***** Given material

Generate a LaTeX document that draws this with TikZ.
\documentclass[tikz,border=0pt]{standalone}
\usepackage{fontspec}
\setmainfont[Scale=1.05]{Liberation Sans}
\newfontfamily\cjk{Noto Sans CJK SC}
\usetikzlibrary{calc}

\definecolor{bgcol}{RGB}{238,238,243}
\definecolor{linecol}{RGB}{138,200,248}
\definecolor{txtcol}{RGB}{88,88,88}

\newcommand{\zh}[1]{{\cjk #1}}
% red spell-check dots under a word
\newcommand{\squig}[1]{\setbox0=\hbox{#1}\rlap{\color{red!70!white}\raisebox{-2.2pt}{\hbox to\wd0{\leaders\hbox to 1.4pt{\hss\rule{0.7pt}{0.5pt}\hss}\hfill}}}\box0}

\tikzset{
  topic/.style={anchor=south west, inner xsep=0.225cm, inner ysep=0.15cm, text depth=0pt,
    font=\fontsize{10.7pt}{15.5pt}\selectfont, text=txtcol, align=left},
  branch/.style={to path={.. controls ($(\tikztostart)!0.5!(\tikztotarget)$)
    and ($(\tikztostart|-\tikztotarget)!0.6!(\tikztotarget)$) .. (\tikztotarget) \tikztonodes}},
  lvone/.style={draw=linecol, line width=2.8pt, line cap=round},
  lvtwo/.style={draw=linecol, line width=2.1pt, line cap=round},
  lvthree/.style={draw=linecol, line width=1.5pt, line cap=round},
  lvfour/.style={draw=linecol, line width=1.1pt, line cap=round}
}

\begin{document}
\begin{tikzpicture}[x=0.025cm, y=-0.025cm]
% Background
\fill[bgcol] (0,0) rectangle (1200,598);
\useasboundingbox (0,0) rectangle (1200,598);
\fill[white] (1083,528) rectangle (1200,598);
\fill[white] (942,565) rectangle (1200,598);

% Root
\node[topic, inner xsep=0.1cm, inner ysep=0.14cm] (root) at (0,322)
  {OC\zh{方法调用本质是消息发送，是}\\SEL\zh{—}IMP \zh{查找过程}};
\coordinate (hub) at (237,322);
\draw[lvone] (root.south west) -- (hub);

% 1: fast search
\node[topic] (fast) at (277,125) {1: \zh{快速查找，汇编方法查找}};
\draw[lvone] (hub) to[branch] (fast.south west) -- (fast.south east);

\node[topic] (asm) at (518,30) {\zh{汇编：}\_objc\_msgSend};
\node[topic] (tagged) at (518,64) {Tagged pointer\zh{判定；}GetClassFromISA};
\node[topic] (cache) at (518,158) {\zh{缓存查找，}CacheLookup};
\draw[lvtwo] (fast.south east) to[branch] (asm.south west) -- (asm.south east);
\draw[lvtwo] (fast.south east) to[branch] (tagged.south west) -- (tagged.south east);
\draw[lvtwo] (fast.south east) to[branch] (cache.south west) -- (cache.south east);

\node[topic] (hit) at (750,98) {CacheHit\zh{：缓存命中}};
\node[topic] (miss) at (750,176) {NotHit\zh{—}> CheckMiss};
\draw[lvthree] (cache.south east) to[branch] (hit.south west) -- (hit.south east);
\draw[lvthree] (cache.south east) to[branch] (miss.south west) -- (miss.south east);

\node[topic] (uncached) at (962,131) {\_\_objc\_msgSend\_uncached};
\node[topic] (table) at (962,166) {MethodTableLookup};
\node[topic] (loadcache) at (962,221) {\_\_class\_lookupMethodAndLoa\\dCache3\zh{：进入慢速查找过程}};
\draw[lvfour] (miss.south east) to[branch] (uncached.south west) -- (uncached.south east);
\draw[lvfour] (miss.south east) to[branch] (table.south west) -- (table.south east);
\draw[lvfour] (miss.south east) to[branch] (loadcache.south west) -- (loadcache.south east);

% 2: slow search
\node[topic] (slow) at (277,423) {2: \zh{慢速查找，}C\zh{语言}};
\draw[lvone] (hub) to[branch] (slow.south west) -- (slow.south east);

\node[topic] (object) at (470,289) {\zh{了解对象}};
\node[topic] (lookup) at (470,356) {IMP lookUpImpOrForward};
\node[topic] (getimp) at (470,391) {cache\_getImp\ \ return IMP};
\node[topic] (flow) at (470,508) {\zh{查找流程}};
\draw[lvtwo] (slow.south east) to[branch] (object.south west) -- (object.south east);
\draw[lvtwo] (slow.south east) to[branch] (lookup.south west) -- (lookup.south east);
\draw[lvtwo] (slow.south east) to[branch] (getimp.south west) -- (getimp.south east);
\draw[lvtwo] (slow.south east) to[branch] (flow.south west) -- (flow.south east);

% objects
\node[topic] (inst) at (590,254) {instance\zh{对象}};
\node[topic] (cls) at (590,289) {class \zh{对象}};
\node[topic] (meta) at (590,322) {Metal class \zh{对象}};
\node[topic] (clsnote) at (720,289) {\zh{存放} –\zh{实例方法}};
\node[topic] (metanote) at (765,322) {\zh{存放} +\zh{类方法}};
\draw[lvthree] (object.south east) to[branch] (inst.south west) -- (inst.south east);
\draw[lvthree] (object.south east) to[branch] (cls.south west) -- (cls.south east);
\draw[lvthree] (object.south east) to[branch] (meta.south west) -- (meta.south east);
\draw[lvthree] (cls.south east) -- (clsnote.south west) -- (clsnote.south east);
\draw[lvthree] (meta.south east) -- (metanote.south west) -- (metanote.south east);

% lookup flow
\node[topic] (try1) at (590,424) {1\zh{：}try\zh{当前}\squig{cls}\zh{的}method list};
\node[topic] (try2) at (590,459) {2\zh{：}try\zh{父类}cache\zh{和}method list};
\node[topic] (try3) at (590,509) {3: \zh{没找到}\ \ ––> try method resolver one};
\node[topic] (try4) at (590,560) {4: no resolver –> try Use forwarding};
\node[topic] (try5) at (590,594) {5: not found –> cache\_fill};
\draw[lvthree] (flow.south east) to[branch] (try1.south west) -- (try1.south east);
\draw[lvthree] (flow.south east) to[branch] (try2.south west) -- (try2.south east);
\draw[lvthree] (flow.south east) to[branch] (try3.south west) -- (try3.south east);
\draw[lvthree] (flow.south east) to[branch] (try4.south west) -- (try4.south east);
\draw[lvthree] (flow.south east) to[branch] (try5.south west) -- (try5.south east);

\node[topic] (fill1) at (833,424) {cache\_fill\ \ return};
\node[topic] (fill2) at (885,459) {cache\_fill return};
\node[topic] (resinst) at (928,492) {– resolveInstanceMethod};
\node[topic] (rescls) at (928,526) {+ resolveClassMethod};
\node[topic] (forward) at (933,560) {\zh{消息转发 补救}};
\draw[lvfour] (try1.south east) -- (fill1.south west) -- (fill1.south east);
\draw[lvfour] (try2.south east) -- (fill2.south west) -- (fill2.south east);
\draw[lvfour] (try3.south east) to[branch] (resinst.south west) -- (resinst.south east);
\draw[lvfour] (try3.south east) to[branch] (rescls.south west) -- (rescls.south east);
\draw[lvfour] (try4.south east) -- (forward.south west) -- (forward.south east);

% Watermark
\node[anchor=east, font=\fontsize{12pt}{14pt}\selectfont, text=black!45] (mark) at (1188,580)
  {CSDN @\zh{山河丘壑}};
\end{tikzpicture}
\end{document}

**********

Required work: Nothing in the listing may be changed; retype it all exactly.

Result:
Generate a LaTeX document that draws this with TikZ.
\documentclass[tikz,border=0pt]{standalone}
\usepackage{fontspec}
\setmainfont[Scale=1.05]{Liberation Sans}
\newfontfamily\cjk{Noto Sans CJK SC}
\usetikzlibrary{calc}

\definecolor{bgcol}{RGB}{238,238,243}
\definecolor{linecol}{RGB}{138,200,248}
\definecolor{txtcol}{RGB}{88,88,88}

\newcommand{\zh}[1]{{\cjk #1}}
% red spell-check dots under a word
\newcommand{\squig}[1]{\setbox0=\hbox{#1}\rlap{\color{red!70!white}\raisebox{-2.2pt}{\hbox to\wd0{\leaders\hbox to 1.4pt{\hss\rule{0.7pt}{0.5pt}\hss}\hfill}}}\box0}

\tikzset{
  topic/.style={anchor=south west, inner xsep=0.225cm, inner ysep=0.15cm, text depth=0pt,
    font=\fontsize{10.7pt}{15.5pt}\selectfont, text=txtcol, align=left},
  branch/.style={to path={.. controls ($(\tikztostart)!0.5!(\tikztotarget)$)
    and ($(\tikztostart|-\tikztotarget)!0.6!(\tikztotarget)$) .. (\tikztotarget) \tikztonodes}},
  lvone/.style={draw=linecol, line width=2.8pt, line cap=round},
  lvtwo/.style={draw=linecol, line width=2.1pt, line cap=round},
  lvthree/.style={draw=linecol, line width=1.5pt, line cap=round},
  lvfour/.style={draw=linecol, line width=1.1pt, line cap=round}
}

\begin{document}
\begin{tikzpicture}[x=0.025cm, y=-0.025cm]
% Background
\fill[bgcol] (0,0) rectangle (1200,598);
\useasboundingbox (0,0) rectangle (1200,598);
\fill[white] (1083,528) rectangle (1200,598);
\fill[white] (942,565) rectangle (1200,598);

% Root
\node[topic, inner xsep=0.1cm, inner ysep=0.14cm] (root) at (0,322)
  {OC\zh{方法调用本质是消息发送，是}\\SEL\zh{—}IMP \zh{查找过程}};
\coordinate (hub) at (237,322);
\draw[lvone] (root.south west) -- (hub);

% 1: fast search
\node[topic] (fast) at (277,125) {1: \zh{快速查找，汇编方法查找}};
\draw[lvone] (hub) to[branch] (fast.south west) -- (fast.south east);

\node[topic] (asm) at (518,30) {\zh{汇编：}\_objc\_msgSend};
\node[topic] (tagged) at (518,64) {Tagged pointer\zh{判定；}GetClassFromISA};
\node[topic] (cache) at (518,158) {\zh{缓存查找，}CacheLookup};
\draw[lvtwo] (fast.south east) to[branch] (asm.south west) -- (asm.south east);
\draw[lvtwo] (fast.south east) to[branch] (tagged.south west) -- (tagged.south east);
\draw[lvtwo] (fast.south east) to[branch] (cache.south west) -- (cache.south east);

\node[topic] (hit) at (750,98) {CacheHit\zh{：缓存命中}};
\node[topic] (miss) at (750,176) {NotHit\zh{—}> CheckMiss};
\draw[lvthree] (cache.south east) to[branch] (hit.south west) -- (hit.south east);
\draw[lvthree] (cache.south east) to[branch] (miss.south west) -- (miss.south east);

\node[topic] (uncached) at (962,131) {\_\_objc\_msgSend\_uncached};
\node[topic] (table) at (962,166) {MethodTableLookup};
\node[topic] (loadcache) at (962,221) {\_\_class\_lookupMethodAndLoa\\dCache3\zh{：进入慢速查找过程}};
\draw[lvfour] (miss.south east) to[branch] (uncached.south west) -- (uncached.south east);
\draw[lvfour] (miss.south east) to[branch] (table.south west) -- (table.south east);
\draw[lvfour] (miss.south east) to[branch] (loadcache.south west) -- (loadcache.south east);

% 2: slow search
\node[topic] (slow) at (277,423) {2: \zh{慢速查找，}C\zh{语言}};
\draw[lvone] (hub) to[branch] (slow.south west) -- (slow.south east);

\node[topic] (object) at (470,289) {\zh{了解对象}};
\node[topic] (lookup) at (470,356) {IMP lookUpImpOrForward};
\node[topic] (getimp) at (470,391) {cache\_getImp\ \ return IMP};
\node[topic] (flow) at (470,508) {\zh{查找流程}};
\draw[lvtwo] (slow.south east) to[branch] (object.south west) -- (object.south east);
\draw[lvtwo] (slow.south east) to[branch] (lookup.south west) -- (lookup.south east);
\draw[lvtwo] (slow.south east) to[branch] (getimp.south west) -- (getimp.south east);
\draw[lvtwo] (slow.south east) to[branch] (flow.south west) -- (flow.south east);

% objects
\node[topic] (inst) at (590,254) {instance\zh{对象}};
\node[topic] (cls) at (590,289) {class \zh{对象}};
\node[topic] (meta) at (590,322) {Metal class \zh{对象}};
\node[topic] (clsnote) at (720,289) {\zh{存放} –\zh{实例方法}};
\node[topic] (metanote) at (765,322) {\zh{存放} +\zh{类方法}};
\draw[lvthree] (object.south east) to[branch] (inst.south west) -- (inst.south east);
\draw[lvthree] (object.south east) to[branch] (cls.south west) -- (cls.south east);
\draw[lvthree] (object.south east) to[branch] (meta.south west) -- (meta.south east);
\draw[lvthree] (cls.south east) -- (clsnote.south west) -- (clsnote.south east);
\draw[lvthree] (meta.south east) -- (metanote.south west) -- (metanote.south east);

% lookup flow
\node[topic] (try1) at (590,424) {1\zh{：}try\zh{当前}\squig{cls}\zh{的}method list};
\node[topic] (try2) at (590,459) {2\zh{：}try\zh{父类}cache\zh{和}method list};
\node[topic] (try3) at (590,509) {3: \zh{没找到}\ \ ––> try method resolver one};
\node[topic] (try4) at (590,560) {4: no resolver –> try Use forwarding};
\node[topic] (try5) at (590,594) {5: not found –> cache\_fill};
\draw[lvthree] (flow.south east) to[branch] (try1.south west) -- (try1.south east);
\draw[lvthree] (flow.south east) to[branch] (try2.south west) -- (try2.south east);
\draw[lvthree] (flow.south east) to[branch] (try3.south west) -- (try3.south east);
\draw[lvthree] (flow.south east) to[branch] (try4.south west) -- (try4.south east);
\draw[lvthree] (flow.south east) to[branch] (try5.south west) -- (try5.south east);

\node[topic] (fill1) at (833,424) {cache\_fill\ \ return};
\node[topic] (fill2) at (885,459) {cache\_fill return};
\node[topic] (resinst) at (928,492) {– resolveInstanceMethod};
\node[topic] (rescls) at (928,526) {+ resolveClassMethod};
\node[topic] (forward) at (933,560) {\zh{消息转发 补救}};
\draw[lvfour] (try1.south east) -- (fill1.south west) -- (fill1.south east);
\draw[lvfour] (try2.south east) -- (fill2.south west) -- (fill2.south east);
\draw[lvfour] (try3.south east) to[branch] (resinst.south west) -- (resinst.south east);
\draw[lvfour] (try3.south east) to[branch] (rescls.south west) -- (rescls.south east);
\draw[lvfour] (try4.south east) -- (forward.south west) -- (forward.south east);

% Watermark
\node[anchor=east, font=\fontsize{12pt}{14pt}\selectfont, text=black!45] (mark) at (1188,580)
  {CSDN @\zh{山河丘壑}};
\end{tikzpicture}
\end{document}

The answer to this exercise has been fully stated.